Nel 1998 il “Corriere” scrive che Leonardo metterà in vendita il
siero, in primis a San Giovanni Rotondo, di fronte all'ospedale
voluto da Padre Pio. Nel 2007 su il Giornale ricompare Zora, che
spiega che Bonifacio ha ripreso un prodotto ottenuto dalle feci delle
capre della scuola medica salernitana, il belzoar, risalente all'anno
mille!
Nel 2008 un altro dei
figli, Giuseppe, annuncia al “Corriere del Mezzogiorno” di voler
tornare a produrre il siero, assicurandone la distribuzione gratuita.

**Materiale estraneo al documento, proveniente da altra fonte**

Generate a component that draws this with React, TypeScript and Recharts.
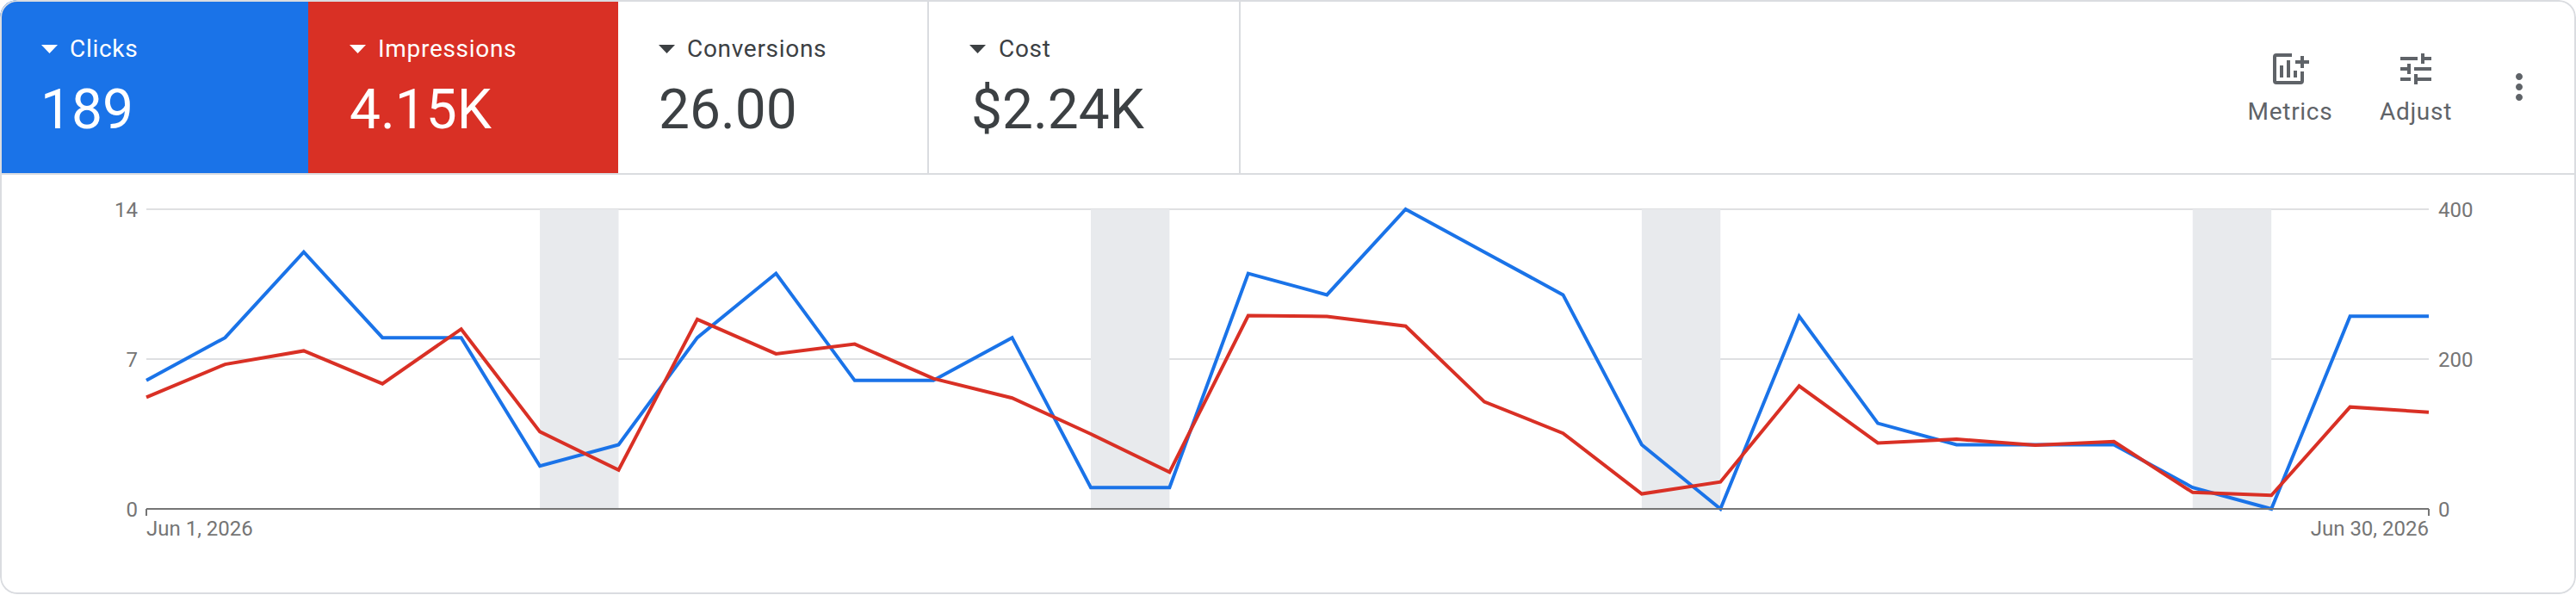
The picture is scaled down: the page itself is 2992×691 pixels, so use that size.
import React from "react";
import { LineChart, Line, XAxis, YAxis, CartesianGrid, ReferenceArea } from "recharts";

const days: string[] = [
  "Jun 1, 2026","Jun 2, 2026","Jun 3, 2026","Jun 4, 2026","Jun 5, 2026","Jun 6, 2026","Jun 7, 2026","Jun 8, 2026","Jun 9, 2026","Jun 10, 2026",
  "Jun 11, 2026","Jun 12, 2026","Jun 13, 2026","Jun 14, 2026","Jun 15, 2026","Jun 16, 2026","Jun 17, 2026","Jun 18, 2026","Jun 19, 2026","Jun 20, 2026",
  "Jun 21, 2026","Jun 22, 2026","Jun 23, 2026","Jun 24, 2026","Jun 25, 2026","Jun 26, 2026","Jun 27, 2026","Jun 28, 2026","Jun 29, 2026","Jun 30, 2026",
];
const clicks: number[] = [6,8,12,8,8,2,3,8,11,6,6,8,1,1,11,10,14,12,10,3,0,9,4,3,3,3,1,0,9,9];
const impressions: number[] = [149,193,211,167,240,103,52,253,207,220,174,148,100,49,258,257,244,143,101,20,36,164,88,93,85,90,22,18,136,129];
const weekends: [string, string][] = [
  ["Jun 6, 2026","Jun 7, 2026"],
  ["Jun 13, 2026","Jun 14, 2026"],
  ["Jun 20, 2026","Jun 21, 2026"],
  ["Jun 27, 2026","Jun 28, 2026"],
];
const leftTicks: number[] = [0,7,14];
const rightTicks: number[] = [0,200,400];
const dateTicks: string[] = ["Jun 1, 2026","Jun 30, 2026"];
const metricLabels: string[] = ["Clicks","Impressions","Conversions","Cost"];
const metricValues: string[] = ["189","4.15K","26.00","$2.24K"];
const actionLabels: string[] = ["Metrics","Adjust"];

const BLUE = "#1a73e8";
const RED = "#d93025";
const BORDER = "#dadce0";
const FONT = "Roboto, sans-serif";

const rows = days.map((day, i) => ({ day, clicks: clicks[i], impressions: impressions[i] }));

const tiles = [
  { x: 0, w: 358, tri: 48, label: 81, value: 47, fill: BLUE, text: "#ffffff" },
  { x: 358, w: 360, tri: 406, label: 439, value: 406, fill: RED, text: "#ffffff" },
  { x: 718, w: 361, tri: 765, label: 798, value: 765, fill: "#ffffff", text: "#3c4043" },
  { x: 1079, w: 362, tri: 1126, label: 1160, value: 1128, fill: "#ffffff", text: "#3c4043" },
];

function DateTick(props: any) {
  const { x, y, payload, index } = props;
  return (
    <text x={x} y={y + 21} fontFamily={FONT} fontSize={24} fill="#757575" textAnchor={index === 0 ? "start" : "end"}>
      {payload.value}
    </text>
  );
}

function Header() {
  return (
    <svg width={2992} height={204} style={{ position: "absolute", left: 0, top: 0 }}>
      <rect x={0} y={0} width={2992} height={204} fill="#ffffff" />
      {tiles.map((t, i) => (
        <g key={metricLabels[i]}>
          <rect x={t.x} y={0} width={t.w} height={202} fill={t.fill} />
          {i > 1 && <rect x={t.x + t.w - 2} y={0} width={2} height={202} fill={BORDER} />}
          <path d={`M${t.tri} 52h19l-9.5 10z`} fill={i < 2 ? "#ffffff" : "#3c4043"} />
          <text x={t.label} y={66} fontFamily={FONT} fontSize={28} letterSpacing={0.7} fill={t.text}>{metricLabels[i]}</text>
          <text x={t.value} y={149} fontFamily={FONT} fontSize={64} fill={t.text}>{metricValues[i]}</text>
        </g>
      ))}
      <rect x={0} y={201} width={2992} height={2} fill={BORDER} />
      <path
        fill="#5f6368"
        d="M2644 62h18v4h-18v28h28v-11h4v11a4 4 0 0 1-4 4h-28a4 4 0 0 1-4-4v-28a4 4 0 0 1 4-4z"
      />
      <path fill="#5f6368" d="M2648 76h4v14h-4zM2656 70h4v20h-4zM2664 82h4v8h-4z" />
      <path fill="#5f6368" d="M2672 65h4v5h6v4h-6v5h-4v-5h-6v-4h6z" />
      <g transform="translate(2782 56) scale(2)" fill="#5f6368">
        <path d="M3 17v2h6v-2H3zM3 5v2h10V5H3zm10 16v-2h8v-2h-8v-2h-2v6h2zM7 9v2H3v2h4v2h2V9H7zm14 4v-2H11v2h10zm-6-4h2V7h4V5h-4V3h-2v6z" />
      </g>
      <g transform="translate(2902 77) scale(2)" fill="#5f6368">
        <path d="M12 8c1.1 0 2-.9 2-2s-.9-2-2-2-2 .9-2 2 .9 2 2 2zm0 2c-1.1 0-2 .9-2 2s.9 2 2 2 2-.9 2-2-.9-2-2-2zm0 6c-1.1 0-2 .9-2 2s.9 2 2 2 2-.9 2-2-.9-2-2-2z" />
      </g>
      <text x={2660} y={139} textAnchor="middle" fontFamily={FONT} fontSize={28} letterSpacing={0.7} fill="#5f6368">{actionLabels[0]}</text>
      <text x={2806} y={139} textAnchor="middle" fontFamily={FONT} fontSize={28} letterSpacing={0.7} fill="#5f6368">{actionLabels[1]}</text>
    </svg>
  );
}

export default function App() {
  return (
    <div style={{ position: "absolute", left: 0, top: 0, width: 2992, height: 690, background: "#fff", borderRadius: 20, overflow: "hidden" }}>
      <div style={{ position: "absolute", left: 0, top: 203 }}>
        <LineChart
          width={2992}
          height={487}
          data={rows}
          margin={{ top: 40, right: 111, bottom: 39, left: 130 }}
        >
          {weekends.map(([a, b]) => (
            <ReferenceArea key={a} yAxisId="left" x1={a} x2={b} y1={0} y2={14} fill="#e8eaed" fillOpacity={1} stroke="none" />
          ))}
          <CartesianGrid yAxisId="left" horizontal vertical={false} stroke="#dfe0e2" strokeWidth={2} />
          <XAxis
            dataKey="day"
            ticks={dateTicks}
            interval={0}
            height={60}
            tick={<DateTick />}
            axisLine={{ stroke: "#757575", strokeWidth: 2 }}
            tickLine={{ stroke: "#757575", strokeWidth: 2 }}
            tickSize={8}
          />
          <YAxis
            yAxisId="left"
            width={40}
            domain={[0, 14]}
            ticks={leftTicks}
            interval={0}
            axisLine={false}
            tickLine={false}
            tickSize={0}
            tickMargin={10}
            tick={{ fontFamily: FONT, fontSize: 24, fill: "#757575" }}
          />
          <YAxis
            yAxisId="right"
            orientation="right"
            width={60}
            domain={[0, 400]}
            ticks={rightTicks}
            interval={0}
            axisLine={false}
            tickLine={false}
            tickSize={0}
            tickMargin={11}
            tick={{ fontFamily: FONT, fontSize: 24, fill: "#757575" }}
          />
          <Line yAxisId="left" type="linear" dataKey="clicks" stroke={BLUE} strokeWidth={4} strokeLinejoin="miter" dot={false} isAnimationActive={false} />
          <Line yAxisId="right" type="linear" dataKey="impressions" stroke={RED} strokeWidth={4} strokeLinejoin="miter" dot={false} isAnimationActive={false} />
        </LineChart>
      </div>
      <Header />
      <div style={{ position: "absolute", inset: 0, border: `2px solid ${BORDER}`, borderRadius: 20, boxSizing: "border-box", pointerEvents: "none" }} />
    </div>
  );
}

Poi della famiglia non si hanno più notizie, ma nell'agosto 2010 il
“Corriere Fiorentino” e “Repubblica” danno notizia del
processo a danno di due medici, padre e figlio, che rimuovevano le
etichette dalle fiale di cortisone per venderlo come Siero di
Bonifacio. A 60 anni dalla bizzarra genesi di questa storia due
medici lucrano sulla salute di 15 malati. Liborio Bonifacio, i suoi
capelli pettinati all'indietro con la brillantina e le capre sono
foto in bianco e nero nelle storie impossibili, mentre. spalleggiato
da settimanali e dai servizi delle Iene, Vannoni calca la scena con
Stamina. Il primo annuncio è del 2007 e riguarda sperimentazioni tra
Torino, San Marino e l'Ucraina, due Stati che non applicano le
direttivo europee sulle sperimentazioni. Il remake potrebbe
cominciare così, il copione è già scritto.